The startup graduated from Y Combinator’s S21 batch and later pivoted into banking for sneaker resellers – a niche that evaporated almost overnight in October 2022, when Kanye West’s antisemitic comments triggered the collapse of the Yeezy market that much of Slash’s customer base depended on.

So they pivoted again. This time, into vertical banking for online businesses.

The pitch is simple. Instead of competing head-on with players like Mercury and Ramp, Slash builds industry-specific tooling for affiliate marketers, e-commerce operators, agencies, healthcare providers, contractors, wholesalers, online travel agencies and Web3 firms. Each vertical gets workflows shaped around how those operators actually move money.

“If we continue solving these niche, vertical, specific financial workflows for businesses across different industries, then we can sneakily become one of the largest commercial credit card issuers in the country,” Cardenas says, in comments reported by Fortune.

The software layer on top of a bank

Slash itself isn’t a bank. Deposit accounts and card issuing run through Column N.A., the nationally chartered bank co-founded by Plaid’s William Hockey. Corporate cards are issued as Visa charge cards with uncapped cashback, and idle cash gets routed into money market funds through a partnership with Atomic Invest.

On top of that infrastructure sits a product stack that now bundles FDIC-insured business checking, expense management, treasury, global payments, invoicing, working capital and stablecoin support – the last of which came via a partnership with Stripe’s Bridge in August 2025.

By its own account, Slash now serves more than 5,000 businesses, including AI voice startup Bland, Entry, Triumph Labs, Drink Nectar and Hike Outdoor.

Alongside the round, the company launched “Twin,” an AI agent it describes as a chief of staff for a business’s finances.
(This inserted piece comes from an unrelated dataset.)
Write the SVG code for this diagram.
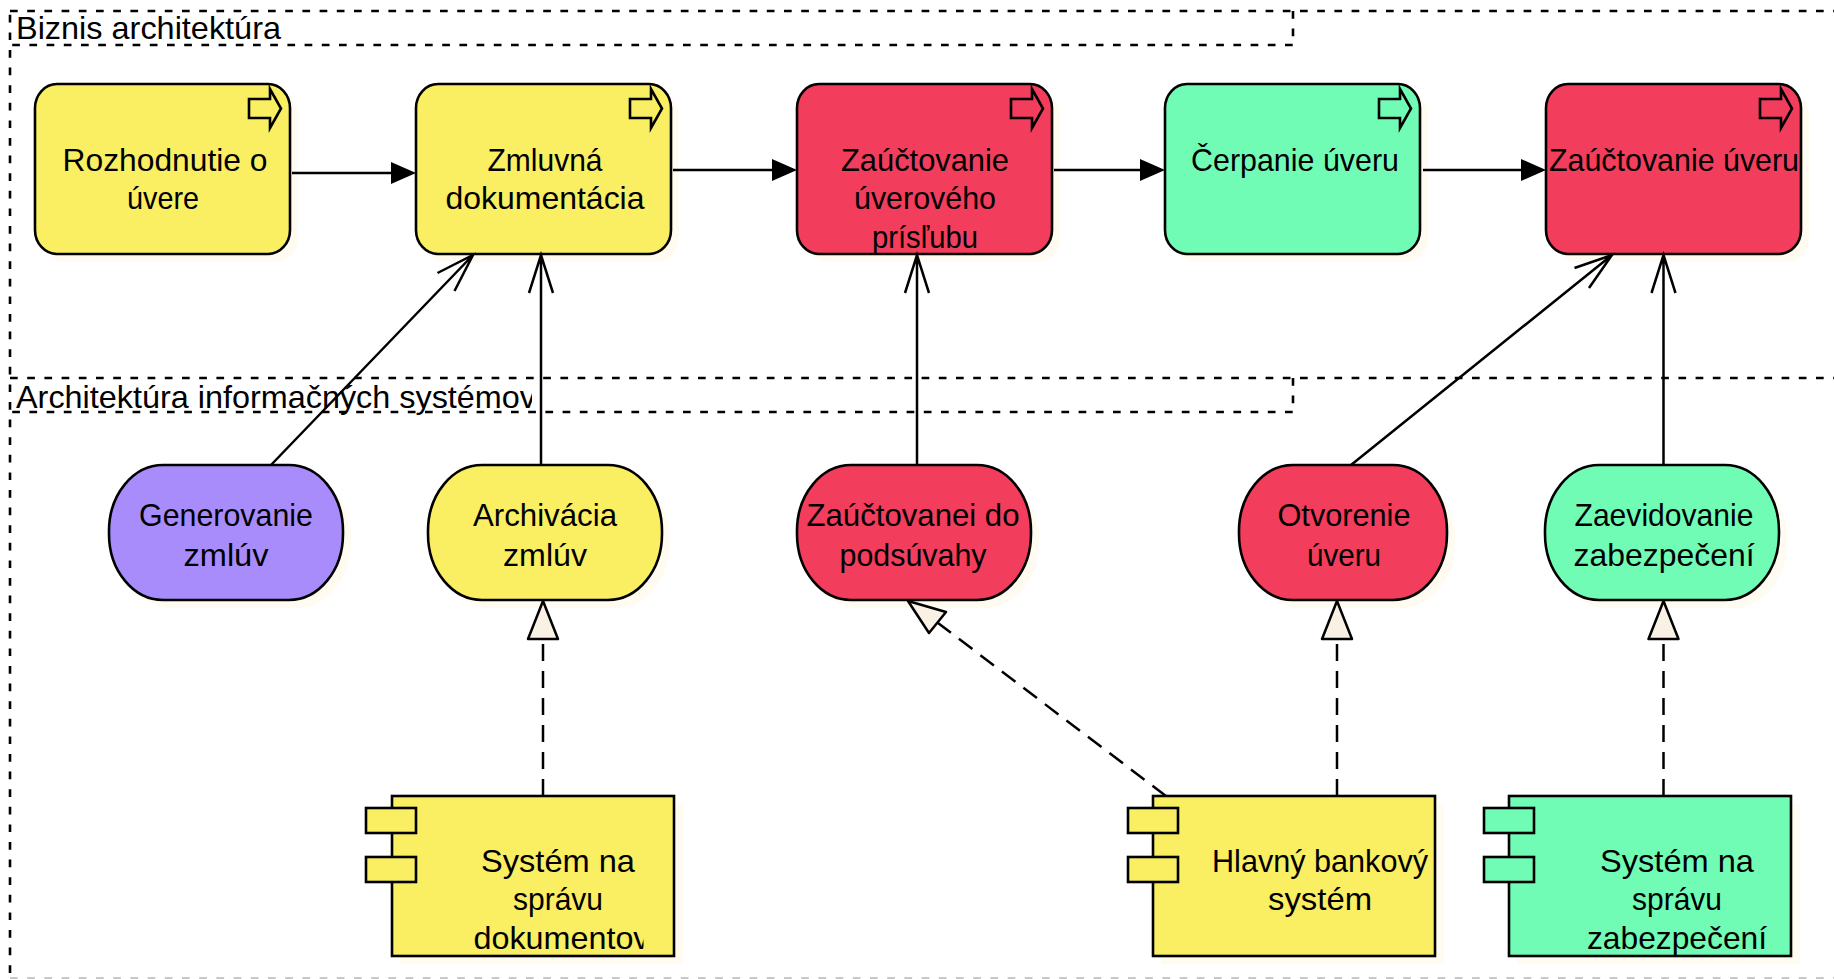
<svg xmlns="http://www.w3.org/2000/svg" width="1834" height="979" viewBox="0 0 1834 979">
<style>
text{font-family:"Liberation Sans",Arial,sans-serif;font-size:32px;fill:#000;text-anchor:middle}
.lbl{text-anchor:start}
.grp{fill:none;stroke:#000;stroke-width:2.6;stroke-dasharray:7.700 9.500}
.tab{stroke-dashoffset:15}
.grv{fill:none;stroke:#000;stroke-width:2.6;stroke-dasharray:7.700 9.900;stroke-dashoffset:13.800}
.tv{stroke-dashoffset:0}
.n{stroke:#000;stroke-width:2.6}
.s{fill:#FFFBF1;stroke:none}
.y{fill:#FAEF62}.r{fill:#F23D5C}.g{fill:#71FCB6}.p{fill:#A98CFB}
.ic{fill:none;stroke:#000;stroke-width:2.6}
.c{fill:none;stroke:#000;stroke-width:2.5}
.d{fill:none;stroke:#000;stroke-width:2.5;stroke-dasharray:17 10}
.t{fill:#F9F1E4;stroke:#000;stroke-width:2.5;stroke-linejoin:round}
.h{fill:#000;stroke:none}
</style>
<defs>
<clipPath id="c1"><rect x="0" y="378" width="532" height="40"/></clipPath>
<clipPath id="c2"><rect x="391" y="796" width="252.500" height="160"/></clipPath>
<path id="icon" class="ic" d="M-41 15H-20V5L-9 24.500L-20 44V34H-41Z"/>
</defs>
<g id="groups">
<g id="group-biznis">
<path class="grv" d="M10 11V978"/>
<path class="grp" d="M10 11H1834"/>
<path class="grp tab" d="M10 45H1293"/>
<path class="grv tv" d="M1293 11V45"/>
<text class="lbl" x="16" y="39" textLength="265" lengthAdjust="spacingAndGlyphs">Biznis architektúra</text>
</g>
<g id="group-is">
<path class="grp" d="M10 378H1834"/>
<path class="grp tab" d="M10 412H1293"/>
<path class="grv tv" d="M1293 378V412"/>
<path d="M10 978H1834" fill="none" stroke="#c8c8c8" stroke-width="2" stroke-dasharray="7.700 9.500"/>
<text class="lbl" x="16" y="408" clip-path="url(#c1)" textLength="520" lengthAdjust="spacingAndGlyphs">Architektúra informačných systémov</text>
</g>
</g>
<g id="n1"><rect class="s" x="43" y="92" width="255" height="170" rx="22" ry="24"/><rect class="n y" x="35" y="84" width="255" height="170" rx="22" ry="24"/><use href="#icon" x="290" y="84"/><text x="165" y="171" textLength="205" lengthAdjust="spacingAndGlyphs">Rozhodnutie o</text><text x="163" y="209" textLength="72" lengthAdjust="spacingAndGlyphs">úvere</text></g>
<g id="n2"><rect class="s" x="424" y="92" width="255" height="170" rx="22" ry="24"/><rect class="n y" x="416" y="84" width="255" height="170" rx="22" ry="24"/><use href="#icon" x="671" y="84"/><text x="545" y="171" textLength="115" lengthAdjust="spacingAndGlyphs">Zmluvná</text><text x="545" y="209" textLength="199" lengthAdjust="spacingAndGlyphs">dokumentácia</text></g>
<g id="n3"><rect class="s" x="805" y="92" width="255" height="170" rx="22" ry="24"/><rect class="n r" x="797" y="84" width="255" height="170" rx="22" ry="24"/><use href="#icon" x="1052" y="84"/><text x="925" y="171" textLength="168" lengthAdjust="spacingAndGlyphs">Zaúčtovanie</text><text x="925" y="209" textLength="142" lengthAdjust="spacingAndGlyphs">úverového</text><text x="925" y="248" textLength="106" lengthAdjust="spacingAndGlyphs">prísľubu</text></g>
<g id="n4"><rect class="s" x="1173" y="92" width="255" height="170" rx="22" ry="24"/><rect class="n g" x="1165" y="84" width="255" height="170" rx="22" ry="24"/><use href="#icon" x="1420" y="84"/><text x="1295" y="171" textLength="208" lengthAdjust="spacingAndGlyphs">Čerpanie úveru</text></g>
<g id="n5"><rect class="s" x="1554" y="92" width="255" height="170" rx="22" ry="24"/><rect class="n r" x="1546" y="84" width="255" height="170" rx="22" ry="24"/><use href="#icon" x="1801" y="84"/><text x="1674" y="171" textLength="250" lengthAdjust="spacingAndGlyphs">Zaúčtovanie úveru</text></g>
<g id="f1"><rect class="s" x="117" y="473" width="234" height="135" rx="54" ry="66"/><rect class="n p" x="109" y="465" width="234" height="135" rx="54" ry="66"/><text x="226" y="526" textLength="174" lengthAdjust="spacingAndGlyphs">Generovanie</text><text x="226" y="566" textLength="85" lengthAdjust="spacingAndGlyphs">zmlúv</text></g>
<g id="f2"><rect class="s" x="436" y="473" width="234" height="135" rx="54" ry="66"/><rect class="n y" x="428" y="465" width="234" height="135" rx="54" ry="66"/><text x="545" y="526" textLength="144" lengthAdjust="spacingAndGlyphs">Archivácia</text><text x="545" y="566" textLength="84" lengthAdjust="spacingAndGlyphs">zmlúv</text></g>
<g id="f3"><rect class="s" x="805" y="473" width="234" height="135" rx="54" ry="66"/><rect class="n r" x="797" y="465" width="234" height="135" rx="54" ry="66"/><text x="913" y="526" textLength="213" lengthAdjust="spacingAndGlyphs">Zaúčtovanei do</text><text x="913" y="566" textLength="147" lengthAdjust="spacingAndGlyphs">podsúvahy</text></g>
<g id="f4"><rect class="s" x="1247" y="473" width="208" height="135" rx="54" ry="66"/><rect class="n r" x="1239" y="465" width="208" height="135" rx="54" ry="66"/><text x="1344" y="526" textLength="133" lengthAdjust="spacingAndGlyphs">Otvorenie</text><text x="1344" y="566" textLength="74" lengthAdjust="spacingAndGlyphs">úveru</text></g>
<g id="f5"><rect class="s" x="1553" y="473" width="234" height="135" rx="54" ry="66"/><rect class="n g" x="1545" y="465" width="234" height="135" rx="54" ry="66"/><text x="1664" y="526" textLength="179" lengthAdjust="spacingAndGlyphs">Zaevidovanie</text><text x="1664" y="566" textLength="181" lengthAdjust="spacingAndGlyphs">zabezpečení</text></g>
<g id="a1"><rect class="s" x="400" y="804" width="283" height="160"/><rect class="n y" x="392" y="796" width="282" height="160"/><rect class="n y" x="366" y="808" width="50" height="25"/><rect class="n y" x="366" y="857" width="50" height="25"/><text x="558" y="872" textLength="154" lengthAdjust="spacingAndGlyphs">Systém na</text><text x="558" y="910" textLength="90" lengthAdjust="spacingAndGlyphs">správu</text><text class="lbl" x="473.500" y="949" clip-path="url(#c2)" textLength="176" lengthAdjust="spacingAndGlyphs">dokumentov</text></g>
<g id="a2"><rect class="s" x="1161" y="804" width="283" height="160"/><rect class="n y" x="1153" y="796" width="282" height="160"/><rect class="n y" x="1128" y="808" width="50" height="25"/><rect class="n y" x="1128" y="857" width="50" height="25"/><text x="1320" y="872" textLength="216" lengthAdjust="spacingAndGlyphs">Hlavný bankový</text><text x="1320" y="910" textLength="104" lengthAdjust="spacingAndGlyphs">systém</text></g>
<g id="a3"><rect class="s" x="1517" y="804" width="283" height="160"/><rect class="n g" x="1509" y="796" width="282" height="160"/><rect class="n g" x="1484" y="808" width="50" height="25"/><rect class="n g" x="1484" y="857" width="50" height="25"/><text x="1677" y="872" textLength="154" lengthAdjust="spacingAndGlyphs">Systém na</text><text x="1677" y="910" textLength="90" lengthAdjust="spacingAndGlyphs">správu</text><text x="1677" y="949" textLength="180" lengthAdjust="spacingAndGlyphs">zabezpečení</text></g>
<g id="connectors">
<path class="c" d="M292 173H393"/><path class="h" d="M416 173L391 162V184Z"/>
<path class="c" d="M673 170H774"/><path class="h" d="M797 170L772 159V181Z"/>
<path class="c" d="M1054 170H1142"/><path class="h" d="M1165 170L1140 159V181Z"/>
<path class="c" d="M1423 170H1523"/><path class="h" d="M1546 170L1521 159V181Z"/>
<path class="c" d="M271 465L473 255M437.500 273L473 255L454.500 291"/>
<path class="c" d="M541 465V255M529 293L541 255L553 293"/>
<path class="c" d="M917 465V255M905 293L917 255L929 293"/>
<path class="c" d="M1351 465L1612 255M1574.500 268L1612 255L1589 288"/>
<path class="c" d="M1663.500 465V255M1651.500 293L1663.500 255L1675.500 293"/>
<path class="d" d="M543 796V644"/><path class="t" d="M543 601L558 639H528Z"/>
<path class="d" d="M1166 796L938 623"/><path class="t" d="M908 601L946 612L929 633Z"/>
<path class="d" d="M1337 796V644"/><path class="t" d="M1337 601L1352 639H1322Z"/>
<path class="d" d="M1663.500 796V644"/><path class="t" d="M1663.500 601L1678.500 639H1648.500Z"/>
</g>
</svg>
Cardenas has framed that as the direction of travel.

“By the end of the year, Slash will run your financial back office for you,” he says, in a blog post announcing the company’s autonomous finance vision. “Every waking second of a business owner’s time should be spent on the needle-moving parts of their business: not their finances, not accounting busywork.”

The thesis landed with Slash’s new lead investor.

“What drew us to Slash was the speed and conviction we saw from Victor, Kevin and the team,” says Ribbit Capital founder Micky Malka, in remarks reported by BusinessWire. “They’re building the bank of the future, where agents handle the processes that used to require entire departments.”

Khosla partner Jai Sajnani, whose firm has previously backed Stripe, Affirm and Ramp, described Slash as “building the financial operating system for a new class of business: lean, high-velocity operators who will move more money with fewer people than anyone thought possible.”

For Cardenas and Bai, who are now 24, the $1.4 billion valuation is less a destination than another checkpoint. The company has already pivoted twice – from dropshippers to sneaker resellers to vertical operators – and each move has reshaped what Slash actually is.

For founders watching, the takeaway is less about the round and more about the arc. The businesses that survive repeated pivots tend not to be the ones that guessed right the first time. They’re the ones that kept shipping once the original customer base disappeared.